#### WHAT THE TASK ASKS
Write out every entry exactly as given, but omit the pictures.

#### RECORDS FOR PROCESSING
━━━━━━━━━━

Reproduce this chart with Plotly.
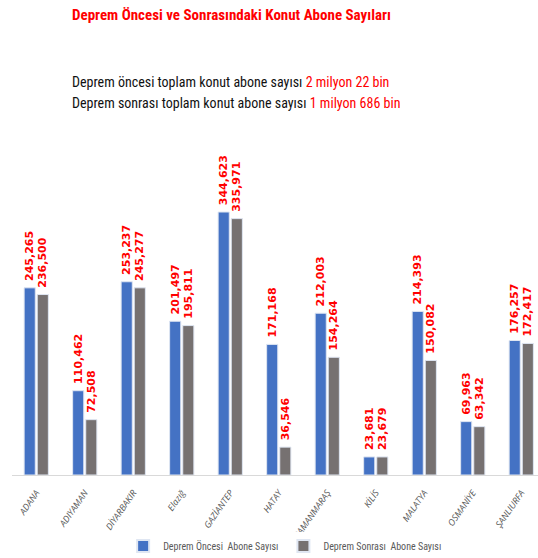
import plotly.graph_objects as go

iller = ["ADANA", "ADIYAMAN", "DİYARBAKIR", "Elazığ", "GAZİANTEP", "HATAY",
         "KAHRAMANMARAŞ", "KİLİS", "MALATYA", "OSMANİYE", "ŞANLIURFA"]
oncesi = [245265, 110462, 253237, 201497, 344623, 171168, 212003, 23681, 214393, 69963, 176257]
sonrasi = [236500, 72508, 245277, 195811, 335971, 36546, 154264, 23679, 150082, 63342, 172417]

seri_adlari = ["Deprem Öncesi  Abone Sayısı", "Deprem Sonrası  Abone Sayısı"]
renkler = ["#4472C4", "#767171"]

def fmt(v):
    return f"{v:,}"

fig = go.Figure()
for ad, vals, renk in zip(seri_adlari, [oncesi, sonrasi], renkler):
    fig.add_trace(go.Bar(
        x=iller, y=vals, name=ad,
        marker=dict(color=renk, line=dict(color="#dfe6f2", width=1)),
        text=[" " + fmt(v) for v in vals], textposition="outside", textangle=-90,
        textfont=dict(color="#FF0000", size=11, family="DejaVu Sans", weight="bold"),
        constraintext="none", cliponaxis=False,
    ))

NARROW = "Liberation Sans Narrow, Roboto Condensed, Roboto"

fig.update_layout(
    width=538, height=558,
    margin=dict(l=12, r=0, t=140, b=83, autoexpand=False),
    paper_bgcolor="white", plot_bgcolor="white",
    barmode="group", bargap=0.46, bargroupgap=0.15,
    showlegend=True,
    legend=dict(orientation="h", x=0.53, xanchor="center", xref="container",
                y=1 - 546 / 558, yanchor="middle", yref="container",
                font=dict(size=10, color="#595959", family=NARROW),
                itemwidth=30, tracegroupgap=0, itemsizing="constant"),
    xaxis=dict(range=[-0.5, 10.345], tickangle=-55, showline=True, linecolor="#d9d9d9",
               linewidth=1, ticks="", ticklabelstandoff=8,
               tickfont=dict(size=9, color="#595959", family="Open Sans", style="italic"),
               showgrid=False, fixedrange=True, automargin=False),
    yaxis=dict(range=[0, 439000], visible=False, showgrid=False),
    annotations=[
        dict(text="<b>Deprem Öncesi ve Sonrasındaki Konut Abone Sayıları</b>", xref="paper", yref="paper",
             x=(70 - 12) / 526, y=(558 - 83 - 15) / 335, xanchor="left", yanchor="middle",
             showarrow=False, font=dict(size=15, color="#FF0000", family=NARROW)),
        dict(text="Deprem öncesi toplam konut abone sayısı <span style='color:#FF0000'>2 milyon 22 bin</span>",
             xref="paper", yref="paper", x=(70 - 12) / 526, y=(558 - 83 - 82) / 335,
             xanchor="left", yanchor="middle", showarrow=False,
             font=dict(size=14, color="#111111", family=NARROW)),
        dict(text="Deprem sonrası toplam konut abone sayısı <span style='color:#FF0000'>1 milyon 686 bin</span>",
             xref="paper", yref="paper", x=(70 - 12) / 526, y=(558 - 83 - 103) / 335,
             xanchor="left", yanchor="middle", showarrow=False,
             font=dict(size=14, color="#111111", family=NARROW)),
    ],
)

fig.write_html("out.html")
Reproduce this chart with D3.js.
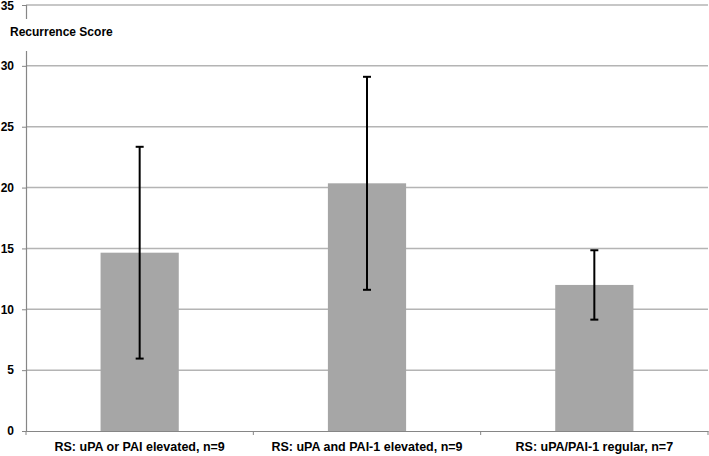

━━━━━━━━━━

#### SOLUTION
Reproduce this chart with Plotly.
import plotly.graph_objects as go

iller = ["ADANA", "ADIYAMAN", "DİYARBAKIR", "Elazığ", "GAZİANTEP", "HATAY",
         "KAHRAMANMARAŞ", "KİLİS", "MALATYA", "OSMANİYE", "ŞANLIURFA"]
oncesi = [245265, 110462, 253237, 201497, 344623, 171168, 212003, 23681, 214393, 69963, 176257]
sonrasi = [236500, 72508, 245277, 195811, 335971, 36546, 154264, 23679, 150082, 63342, 172417]

seri_adlari = ["Deprem Öncesi  Abone Sayısı", "Deprem Sonrası  Abone Sayısı"]
renkler = ["#4472C4", "#767171"]

def fmt(v):
    return f"{v:,}"

fig = go.Figure()
for ad, vals, renk in zip(seri_adlari, [oncesi, sonrasi], renkler):
    fig.add_trace(go.Bar(
        x=iller, y=vals, name=ad,
        marker=dict(color=renk, line=dict(color="#dfe6f2", width=1)),
        text=[" " + fmt(v) for v in vals], textposition="outside", textangle=-90,
        textfont=dict(color="#FF0000", size=11, family="DejaVu Sans", weight="bold"),
        constraintext="none", cliponaxis=False,
    ))

NARROW = "Liberation Sans Narrow, Roboto Condensed, Roboto"

fig.update_layout(
    width=538, height=558,
    margin=dict(l=12, r=0, t=140, b=83, autoexpand=False),
    paper_bgcolor="white", plot_bgcolor="white",
    barmode="group", bargap=0.46, bargroupgap=0.15,
    showlegend=True,
    legend=dict(orientation="h", x=0.53, xanchor="center", xref="container",
                y=1 - 546 / 558, yanchor="middle", yref="container",
                font=dict(size=10, color="#595959", family=NARROW),
                itemwidth=30, tracegroupgap=0, itemsizing="constant"),
    xaxis=dict(range=[-0.5, 10.345], tickangle=-55, showline=True, linecolor="#d9d9d9",
               linewidth=1, ticks="", ticklabelstandoff=8,
               tickfont=dict(size=9, color="#595959", family="Open Sans", style="italic"),
               showgrid=False, fixedrange=True, automargin=False),
    yaxis=dict(range=[0, 439000], visible=False, showgrid=False),
    annotations=[
        dict(text="<b>Deprem Öncesi ve Sonrasındaki Konut Abone Sayıları</b>", xref="paper", yref="paper",
             x=(70 - 12) / 526, y=(558 - 83 - 15) / 335, xanchor="left", yanchor="middle",
             showarrow=False, font=dict(size=15, color="#FF0000", family=NARROW)),
        dict(text="Deprem öncesi toplam konut abone sayısı <span style='color:#FF0000'>2 milyon 22 bin</span>",
             xref="paper", yref="paper", x=(70 - 12) / 526, y=(558 - 83 - 82) / 335,
             xanchor="left", yanchor="middle", showarrow=False,
             font=dict(size=14, color="#111111", family=NARROW)),
        dict(text="Deprem sonrası toplam konut abone sayısı <span style='color:#FF0000'>1 milyon 686 bin</span>",
             xref="paper", yref="paper", x=(70 - 12) / 526, y=(558 - 83 - 103) / 335,
             xanchor="left", yanchor="middle", showarrow=False,
             font=dict(size=14, color="#111111", family=NARROW)),
    ],
)

fig.write_html("out.html")
Reproduce this chart with D3.js.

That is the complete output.